In 1961, however, formal rules were set down for which categories would be awarded, which could only be changed by the World Science Fiction Society membership through the annual Business Meeting. Despite this, the 1964 convention awarded a Hugo Award for the Best SF Book Publisher, which was not on that list. Immediately afterward the guidelines were changed to allow individual conventions to create additional categories, which was codified as up to two categories for that year. These additional awards were officially designated as Hugo Awards, but were not required to be repeated by future conventions. This was later adjusted to only allow one additional category. The Best SF Book Publisher award was repeated in 1965, and the Best All-Time Series award was given in 1966. No other additional categories were added by 1974, when the guidelines were changed again to allow up to ten categories which would be chosen by each convention, though they were expected to be similar to those presented in the year before. Despite this change no new awards were added or previous awards removed before the guidelines were changed back to listing specific categories.

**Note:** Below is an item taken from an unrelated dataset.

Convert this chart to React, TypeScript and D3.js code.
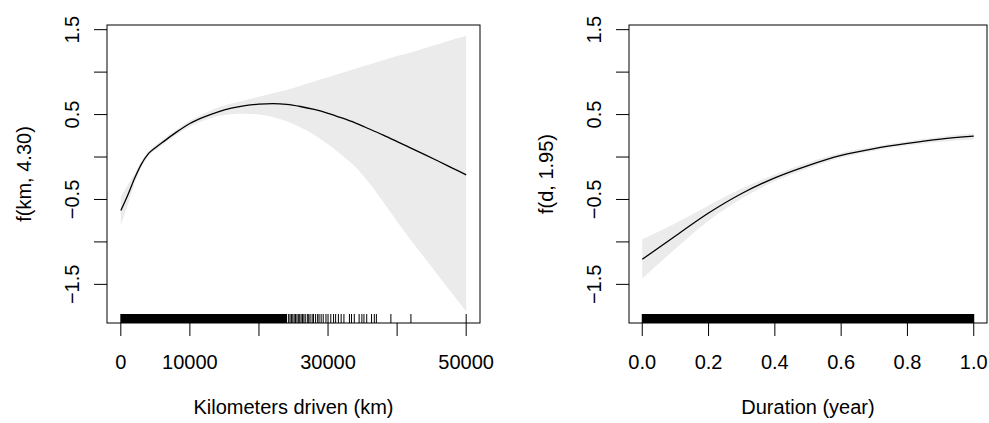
import React from "react";
import * as d3 from "d3";

// ---- Panel 1: kilometers driven ----
const kmGrid = [0, 1000, 2000, 3000, 4000, 5000, 6000, 8000, 10000, 12000, 14000, 16000, 18000, 20000, 22000, 24000, 26000, 28000, 30000, 32000, 34000, 36000, 38000, 40000, 42000, 44000, 46000, 48000, 50000];
const kmFit = [-0.63, -0.45, -0.25, -0.08, 0.04, 0.11, 0.17, 0.29, 0.395, 0.47, 0.53, 0.575, 0.605, 0.622, 0.628, 0.62, 0.595, 0.56, 0.515, 0.46, 0.4, 0.33, 0.258, 0.182, 0.105, 0.028, -0.05, -0.13, -0.21];
const kmUpper = [-0.47, -0.33, -0.2, -0.05, 0.07, 0.14, 0.2, 0.32, 0.43, 0.51, 0.58, 0.63, 0.67, 0.71, 0.75, 0.79, 0.84, 0.89, 0.94, 0.99, 1.04, 1.09, 1.14, 1.19, 1.23, 1.28, 1.33, 1.38, 1.425];
const kmLower = [-0.8, -0.57, -0.31, -0.12, 0.01, 0.08, 0.14, 0.26, 0.36, 0.43, 0.48, 0.505, 0.51, 0.5, 0.47, 0.42, 0.35, 0.26, 0.15, 0.02, -0.12, -0.31, -0.53, -0.76, -0.98, -1.19, -1.4, -1.61, -1.82];
const kmRugDense = [0, 24000];
const kmRugSparse = [24300, 24500, 24700, 24900, 25100, 25300, 25500, 25700, 25900, 26100, 26300, 26500, 26700, 27000, 27200, 27400, 27700, 27900, 28200, 28500, 28700, 29000, 29300, 29700, 30000, 30400, 30800, 31100, 31500, 31900, 32300, 33100, 33400, 33800, 34500, 34900, 35200, 35600, 36300, 36700, 37000, 39100, 42000, 50000];
const kmTicks = [0, 10000, 20000, 30000, 40000, 50000];
const kmTickLabels = ["0", "10000", "", "30000", "", "50000"];

// ---- Panel 2: duration ----
const dGrid = [0, 0.1, 0.2, 0.3, 0.4, 0.5, 0.6, 0.7, 0.8, 0.9, 1.0];
const dFit = [-1.205, -0.93, -0.66, -0.43, -0.245, -0.1, 0.02, 0.1, 0.16, 0.21, 0.245];
const dUpper = [-0.97, -0.78, -0.57, -0.37, -0.205, -0.065, 0.05, 0.125, 0.185, 0.24, 0.28];
const dLower = [-1.43, -1.08, -0.75, -0.49, -0.285, -0.135, -0.01, 0.075, 0.135, 0.18, 0.21];
const dRugDense = [0, 1];
const dTicks = [0, 0.2, 0.4, 0.6, 0.8, 1.0];
const dTickLabels = ["0.0", "0.2", "0.4", "0.6", "0.8", "1.0"];

// ---- shared y axis ----
const yTicks = [-1.5, -1.0, -0.5, 0, 0.5, 1.0, 1.5];
const yTickLabels = ["\u22121.5", "", "\u22120.5", "", "0.5", "", "1.5"];

const FONT = "'Liberation Sans', Arial, Helvetica, sans-serif";
const FS = 20;

type PanelProps = {
  left: number;
  right: number;
  xDomain: [number, number];
  grid: number[];
  fit: number[];
  upper: number[];
  lower: number[];
  rugDense: number[];
  rugSparse: number[];
  xTicks: number[];
  xLabels: string[];
  xTitle: string;
  yTitle: string;
};

const TOP = 25;
const BOTTOM = 323;

function Panel(p: PanelProps) {
  const x = d3.scaleLinear().domain(p.xDomain).range([p.left, p.right]);
  const y = d3.scaleLinear().domain([-1.955, 1.555]).range([BOTTOM, TOP]);
  const idx = d3.range(p.grid.length);
  const area = d3
    .area<number>()
    .x((i) => x(p.grid[i]))
    .y0((i) => y(p.lower[i]))
    .y1((i) => y(p.upper[i]))
    .curve(d3.curveMonotoneX);
  const line = d3
    .line<number>()
    .x((i) => x(p.grid[i]))
    .y((i) => y(p.fit[i]))
    .curve(d3.curveMonotoneX);
  const rugH = 9;
  const cx = (p.left + p.right) / 2;
  const cy = (TOP + BOTTOM) / 2;
  return (
    <g>
      <path d={area(idx) || ""} fill="#ebebeb" stroke="none" />
      <path d={line(idx) || ""} fill="none" stroke="#000" strokeWidth={1.3} />
      <rect
        x={x(p.rugDense[0]) - 0.5}
        y={BOTTOM - rugH}
        width={x(p.rugDense[1]) - x(p.rugDense[0]) + 1}
        height={rugH}
        fill="#000"
      />
      {p.rugSparse.map((v, i) => (
        <line key={"r" + i} x1={x(v)} x2={x(v)} y1={BOTTOM - rugH} y2={BOTTOM} stroke="#000" strokeWidth={1} />
      ))}
      <rect x={p.left} y={TOP} width={p.right - p.left} height={BOTTOM - TOP} fill="none" stroke="#000" strokeWidth={1} />
      {p.xTicks.map((t, i) => (
        <g key={"x" + i}>
          <line x1={x(t)} x2={x(t)} y1={BOTTOM} y2={BOTTOM + 13} stroke="#000" strokeWidth={1} />
          {p.xLabels[i] ? (
            <text x={x(t)} y={369} textAnchor="middle" fontFamily={FONT} fontSize={FS} fill="#000">
              {p.xLabels[i]}
            </text>
          ) : null}
        </g>
      ))}
      {yTicks.map((t, i) => (
        <g key={"y" + i}>
          <line x1={p.left} x2={p.left - 13} y1={y(t)} y2={y(t)} stroke="#000" strokeWidth={1} />
          {yTickLabels[i] ? (
            <text
              transform={`translate(${p.left - 28},${y(t)}) rotate(-90)`}
              textAnchor="middle"
              fontFamily={FONT}
              fontSize={FS}
              fill="#000"
            >
              {yTickLabels[i]}
            </text>
          ) : null}
        </g>
      ))}
      <text x={cx} y={414} textAnchor="middle" fontFamily={FONT} fontSize={FS} fill="#000">
        {p.xTitle}
      </text>
      <text
        transform={`translate(${p.left - 76},${cy}) rotate(-90)`}
        textAnchor="middle"
        fontFamily={FONT}
        fontSize={FS}
        fill="#000"
      >
        {p.yTitle}
      </text>
    </g>
  );
}

export default function App() {
  return (
    <div style={{ position: "fixed", left: 0, top: 0, width: 989, height: 423, background: "#fff" }}>
      <svg width={989} height={423} style={{ display: "block" }}>
        <rect x={0} y={0} width={989} height={423} fill="#fff" />
        <Panel
          left={107}
          right={480}
          xDomain={[-2000, 52000]}
          grid={kmGrid}
          fit={kmFit}
          upper={kmUpper}
          lower={kmLower}
          rugDense={kmRugDense}
          rugSparse={kmRugSparse}
          xTicks={kmTicks}
          xLabels={kmTickLabels}
          xTitle="Kilometers driven (km)"
          yTitle="f(km, 4.30)"
        />
        <Panel
          left={629}
          right={987}
          xDomain={[-0.04, 1.04]}
          grid={dGrid}
          fit={dFit}
          upper={dUpper}
          lower={dLower}
          rugDense={dRugDense}
          rugSparse={[]}
          xTicks={dTicks}
          xLabels={dTickLabels}
          xTitle="Duration (year)"
          yTitle="f(d, 1.95)"
        />
      </svg>
    </div>
  );
}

The next discontinued Hugo award was the Other Forms award, given in 1988. It was followed in 1990 by the Best Original Art Work award, which was listed again as a special award in 1991, though not actually awarded, and instated afterward as an official Hugo Award. It was then removed from this status in 1996, and has not been awarded since. The Best Web Site special Hugo award was given in 2002 and 2005, and was followed by the Best Series special award, given in 2017 in advance of it being ratified as a standard category for the following year, and the Best Art Book award, given in 2019. The Best Video Game award was given in 2021 along with a proposal to make it a standard category, which then began in 2024, and the Best Poem award was given in 2025 and 2026 before being made a permanent category.

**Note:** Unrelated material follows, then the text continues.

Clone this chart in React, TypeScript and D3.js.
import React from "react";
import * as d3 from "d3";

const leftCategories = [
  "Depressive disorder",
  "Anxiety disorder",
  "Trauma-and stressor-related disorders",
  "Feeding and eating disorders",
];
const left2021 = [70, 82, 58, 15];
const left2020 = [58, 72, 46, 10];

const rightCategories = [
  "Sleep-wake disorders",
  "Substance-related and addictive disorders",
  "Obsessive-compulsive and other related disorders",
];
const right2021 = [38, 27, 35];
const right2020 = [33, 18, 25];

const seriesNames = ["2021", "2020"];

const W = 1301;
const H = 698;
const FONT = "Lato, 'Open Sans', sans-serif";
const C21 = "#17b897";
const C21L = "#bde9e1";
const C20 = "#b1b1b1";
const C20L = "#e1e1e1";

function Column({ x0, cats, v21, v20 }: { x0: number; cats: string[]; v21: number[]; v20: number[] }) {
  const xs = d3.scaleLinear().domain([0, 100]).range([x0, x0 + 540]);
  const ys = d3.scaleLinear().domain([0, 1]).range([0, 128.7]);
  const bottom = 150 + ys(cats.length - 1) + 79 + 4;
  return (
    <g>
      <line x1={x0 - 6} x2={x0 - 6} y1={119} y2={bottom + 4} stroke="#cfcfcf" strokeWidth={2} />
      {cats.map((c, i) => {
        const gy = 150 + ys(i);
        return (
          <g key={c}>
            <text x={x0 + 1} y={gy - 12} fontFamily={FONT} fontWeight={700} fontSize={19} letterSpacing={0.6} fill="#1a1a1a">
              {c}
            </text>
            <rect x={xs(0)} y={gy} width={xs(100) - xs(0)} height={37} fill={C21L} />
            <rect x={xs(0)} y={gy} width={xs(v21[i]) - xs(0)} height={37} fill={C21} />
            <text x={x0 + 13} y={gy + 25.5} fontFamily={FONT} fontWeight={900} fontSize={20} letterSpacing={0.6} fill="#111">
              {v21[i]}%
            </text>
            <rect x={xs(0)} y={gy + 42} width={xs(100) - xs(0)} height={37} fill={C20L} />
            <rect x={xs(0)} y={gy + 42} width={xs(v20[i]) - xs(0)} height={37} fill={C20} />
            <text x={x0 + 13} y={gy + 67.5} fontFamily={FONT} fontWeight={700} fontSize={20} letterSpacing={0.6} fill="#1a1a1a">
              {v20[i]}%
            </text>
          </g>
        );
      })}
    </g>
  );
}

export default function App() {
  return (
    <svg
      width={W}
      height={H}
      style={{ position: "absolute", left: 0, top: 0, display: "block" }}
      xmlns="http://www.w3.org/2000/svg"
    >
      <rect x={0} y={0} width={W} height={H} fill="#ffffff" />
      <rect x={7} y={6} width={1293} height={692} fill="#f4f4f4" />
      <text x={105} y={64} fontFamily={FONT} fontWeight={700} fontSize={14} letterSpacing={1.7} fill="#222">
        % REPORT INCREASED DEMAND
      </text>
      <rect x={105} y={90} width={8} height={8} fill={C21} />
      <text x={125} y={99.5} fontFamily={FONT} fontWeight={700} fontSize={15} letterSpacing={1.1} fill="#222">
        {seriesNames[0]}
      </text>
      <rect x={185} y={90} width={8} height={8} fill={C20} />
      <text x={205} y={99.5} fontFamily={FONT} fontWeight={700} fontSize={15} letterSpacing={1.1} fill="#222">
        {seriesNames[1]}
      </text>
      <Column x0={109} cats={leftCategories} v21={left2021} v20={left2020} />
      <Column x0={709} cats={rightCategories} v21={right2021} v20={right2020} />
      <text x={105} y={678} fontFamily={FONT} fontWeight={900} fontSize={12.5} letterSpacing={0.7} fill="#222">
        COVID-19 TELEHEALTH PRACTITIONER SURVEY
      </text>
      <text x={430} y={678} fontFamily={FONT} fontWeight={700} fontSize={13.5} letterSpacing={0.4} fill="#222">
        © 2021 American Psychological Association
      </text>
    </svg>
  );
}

Hugo Award nominees and winners are chosen by supporting or attending members of the annual World Science Fiction Convention, or Worldcon, and the presentation evening constitutes its central event. The selection process is defined in the World Science Fiction Society Constitution as instant-runoff voting with six finalists, except in the case of a tie. These six works on the ballot are those most-nominated by members that year, with no limit on the number of works that can be nominated. The 1953 and 1958 awards did not include any recognition of runner-up nominees, but since 1959 all finalists have been recorded. Initial nominations are made by members in January through March, while voting on the ballot of six finalists is performed roughly in April through July, subject to change depending on when that year's Worldcon is held. Worldcons are generally held near Labor Day, and in a different city around the world each year. Members are permitted to vote "no award", if they feel that none of the nominees is deserving of the award that year, and in the case that "no award" takes the majority the Hugo is not given in that category. The only time this has happened in the discontinued awards was in the 1959 Best New Author category.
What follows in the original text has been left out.